**Task prompt**. Exactly repeat the material, dropping every picture from the copy.

[Source code of charts]
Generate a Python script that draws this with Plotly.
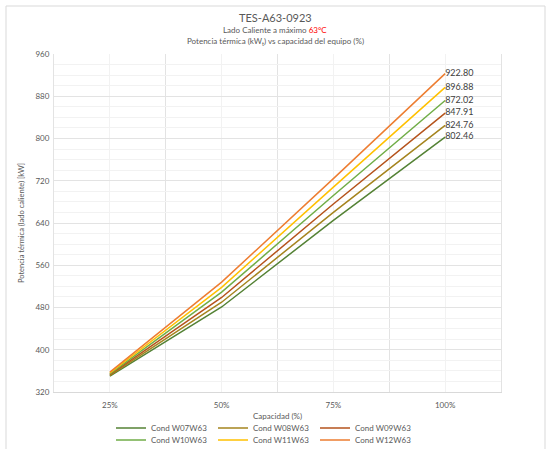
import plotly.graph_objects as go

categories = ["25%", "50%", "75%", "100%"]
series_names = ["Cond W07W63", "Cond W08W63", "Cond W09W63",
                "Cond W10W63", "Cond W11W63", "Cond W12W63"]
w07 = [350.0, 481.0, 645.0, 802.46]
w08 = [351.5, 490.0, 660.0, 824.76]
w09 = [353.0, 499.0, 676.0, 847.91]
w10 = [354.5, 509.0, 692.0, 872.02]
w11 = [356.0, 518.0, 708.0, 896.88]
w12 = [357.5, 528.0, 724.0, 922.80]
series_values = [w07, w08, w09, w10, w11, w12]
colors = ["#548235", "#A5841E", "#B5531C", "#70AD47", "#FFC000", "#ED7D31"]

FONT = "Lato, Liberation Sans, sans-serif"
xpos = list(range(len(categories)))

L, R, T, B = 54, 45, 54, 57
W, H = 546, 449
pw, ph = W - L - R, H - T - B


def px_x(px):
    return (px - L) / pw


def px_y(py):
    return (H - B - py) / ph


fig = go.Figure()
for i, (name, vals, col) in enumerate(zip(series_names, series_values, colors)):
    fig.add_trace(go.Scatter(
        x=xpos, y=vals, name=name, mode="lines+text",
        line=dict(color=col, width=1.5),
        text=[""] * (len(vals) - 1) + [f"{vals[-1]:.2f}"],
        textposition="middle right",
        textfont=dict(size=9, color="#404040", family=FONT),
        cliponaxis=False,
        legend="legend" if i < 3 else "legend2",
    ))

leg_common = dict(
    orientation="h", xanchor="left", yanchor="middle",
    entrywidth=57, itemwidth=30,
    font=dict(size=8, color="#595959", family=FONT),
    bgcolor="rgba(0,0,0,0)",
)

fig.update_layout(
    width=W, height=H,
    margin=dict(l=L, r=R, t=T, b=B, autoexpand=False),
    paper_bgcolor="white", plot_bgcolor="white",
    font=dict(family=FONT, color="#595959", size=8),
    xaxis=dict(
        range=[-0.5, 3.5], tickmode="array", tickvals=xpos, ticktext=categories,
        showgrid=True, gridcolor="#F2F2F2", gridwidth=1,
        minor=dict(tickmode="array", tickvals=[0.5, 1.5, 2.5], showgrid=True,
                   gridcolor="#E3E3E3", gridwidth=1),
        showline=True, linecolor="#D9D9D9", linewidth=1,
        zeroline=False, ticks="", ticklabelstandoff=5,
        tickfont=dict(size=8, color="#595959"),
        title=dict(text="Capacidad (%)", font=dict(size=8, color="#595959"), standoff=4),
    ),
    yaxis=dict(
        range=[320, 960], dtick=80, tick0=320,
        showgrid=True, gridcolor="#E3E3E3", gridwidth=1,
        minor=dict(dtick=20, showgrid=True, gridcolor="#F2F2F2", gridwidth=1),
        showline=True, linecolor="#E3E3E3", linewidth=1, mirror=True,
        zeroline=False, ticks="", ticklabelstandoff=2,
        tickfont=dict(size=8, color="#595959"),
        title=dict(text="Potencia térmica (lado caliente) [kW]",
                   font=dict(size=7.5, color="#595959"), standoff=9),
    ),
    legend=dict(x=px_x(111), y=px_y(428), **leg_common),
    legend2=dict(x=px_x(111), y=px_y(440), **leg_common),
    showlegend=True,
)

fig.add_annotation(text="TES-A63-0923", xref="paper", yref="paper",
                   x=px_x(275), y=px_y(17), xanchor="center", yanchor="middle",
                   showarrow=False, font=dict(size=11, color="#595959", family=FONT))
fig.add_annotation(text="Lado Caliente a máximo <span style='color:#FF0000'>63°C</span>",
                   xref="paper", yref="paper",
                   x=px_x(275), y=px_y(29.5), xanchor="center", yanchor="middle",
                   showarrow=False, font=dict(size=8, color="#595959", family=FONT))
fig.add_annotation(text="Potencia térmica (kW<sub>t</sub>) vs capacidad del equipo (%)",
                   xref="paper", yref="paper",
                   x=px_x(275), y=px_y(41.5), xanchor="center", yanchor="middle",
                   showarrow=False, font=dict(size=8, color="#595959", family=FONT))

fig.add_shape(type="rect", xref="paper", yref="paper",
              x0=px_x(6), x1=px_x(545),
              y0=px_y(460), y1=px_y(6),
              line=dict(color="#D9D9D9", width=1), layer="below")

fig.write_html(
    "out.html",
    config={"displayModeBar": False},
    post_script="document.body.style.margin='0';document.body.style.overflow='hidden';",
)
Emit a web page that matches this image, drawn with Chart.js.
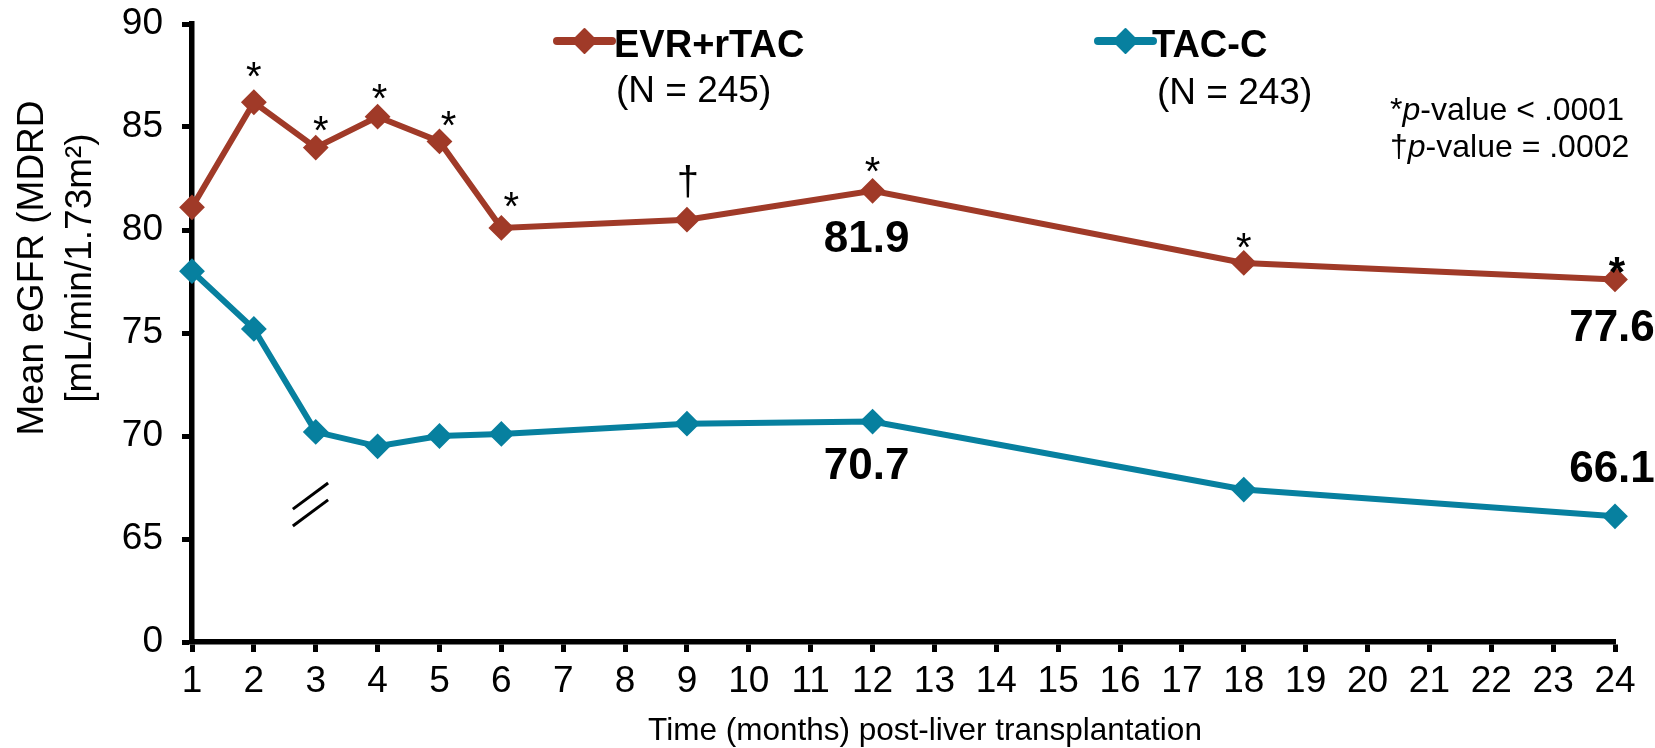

**Right answer**.
Generate a Python script that draws this with Plotly.
import plotly.graph_objects as go

categories = ["25%", "50%", "75%", "100%"]
series_names = ["Cond W07W63", "Cond W08W63", "Cond W09W63",
                "Cond W10W63", "Cond W11W63", "Cond W12W63"]
w07 = [350.0, 481.0, 645.0, 802.46]
w08 = [351.5, 490.0, 660.0, 824.76]
w09 = [353.0, 499.0, 676.0, 847.91]
w10 = [354.5, 509.0, 692.0, 872.02]
w11 = [356.0, 518.0, 708.0, 896.88]
w12 = [357.5, 528.0, 724.0, 922.80]
series_values = [w07, w08, w09, w10, w11, w12]
colors = ["#548235", "#A5841E", "#B5531C", "#70AD47", "#FFC000", "#ED7D31"]

FONT = "Lato, Liberation Sans, sans-serif"
xpos = list(range(len(categories)))

L, R, T, B = 54, 45, 54, 57
W, H = 546, 449
pw, ph = W - L - R, H - T - B


def px_x(px):
    return (px - L) / pw


def px_y(py):
    return (H - B - py) / ph


fig = go.Figure()
for i, (name, vals, col) in enumerate(zip(series_names, series_values, colors)):
    fig.add_trace(go.Scatter(
        x=xpos, y=vals, name=name, mode="lines+text",
        line=dict(color=col, width=1.5),
        text=[""] * (len(vals) - 1) + [f"{vals[-1]:.2f}"],
        textposition="middle right",
        textfont=dict(size=9, color="#404040", family=FONT),
        cliponaxis=False,
        legend="legend" if i < 3 else "legend2",
    ))

leg_common = dict(
    orientation="h", xanchor="left", yanchor="middle",
    entrywidth=57, itemwidth=30,
    font=dict(size=8, color="#595959", family=FONT),
    bgcolor="rgba(0,0,0,0)",
)

fig.update_layout(
    width=W, height=H,
    margin=dict(l=L, r=R, t=T, b=B, autoexpand=False),
    paper_bgcolor="white", plot_bgcolor="white",
    font=dict(family=FONT, color="#595959", size=8),
    xaxis=dict(
        range=[-0.5, 3.5], tickmode="array", tickvals=xpos, ticktext=categories,
        showgrid=True, gridcolor="#F2F2F2", gridwidth=1,
        minor=dict(tickmode="array", tickvals=[0.5, 1.5, 2.5], showgrid=True,
                   gridcolor="#E3E3E3", gridwidth=1),
        showline=True, linecolor="#D9D9D9", linewidth=1,
        zeroline=False, ticks="", ticklabelstandoff=5,
        tickfont=dict(size=8, color="#595959"),
        title=dict(text="Capacidad (%)", font=dict(size=8, color="#595959"), standoff=4),
    ),
    yaxis=dict(
        range=[320, 960], dtick=80, tick0=320,
        showgrid=True, gridcolor="#E3E3E3", gridwidth=1,
        minor=dict(dtick=20, showgrid=True, gridcolor="#F2F2F2", gridwidth=1),
        showline=True, linecolor="#E3E3E3", linewidth=1, mirror=True,
        zeroline=False, ticks="", ticklabelstandoff=2,
        tickfont=dict(size=8, color="#595959"),
        title=dict(text="Potencia térmica (lado caliente) [kW]",
                   font=dict(size=7.5, color="#595959"), standoff=9),
    ),
    legend=dict(x=px_x(111), y=px_y(428), **leg_common),
    legend2=dict(x=px_x(111), y=px_y(440), **leg_common),
    showlegend=True,
)

fig.add_annotation(text="TES-A63-0923", xref="paper", yref="paper",
                   x=px_x(275), y=px_y(17), xanchor="center", yanchor="middle",
                   showarrow=False, font=dict(size=11, color="#595959", family=FONT))
fig.add_annotation(text="Lado Caliente a máximo <span style='color:#FF0000'>63°C</span>",
                   xref="paper", yref="paper",
                   x=px_x(275), y=px_y(29.5), xanchor="center", yanchor="middle",
                   showarrow=False, font=dict(size=8, color="#595959", family=FONT))
fig.add_annotation(text="Potencia térmica (kW<sub>t</sub>) vs capacidad del equipo (%)",
                   xref="paper", yref="paper",
                   x=px_x(275), y=px_y(41.5), xanchor="center", yanchor="middle",
                   showarrow=False, font=dict(size=8, color="#595959", family=FONT))

fig.add_shape(type="rect", xref="paper", yref="paper",
              x0=px_x(6), x1=px_x(545),
              y0=px_y(460), y1=px_y(6),
              line=dict(color="#D9D9D9", width=1), layer="below")

fig.write_html(
    "out.html",
    config={"displayModeBar": False},
    post_script="document.body.style.margin='0';document.body.style.overflow='hidden';",
)
Emit a web page that matches this image, drawn with Chart.js.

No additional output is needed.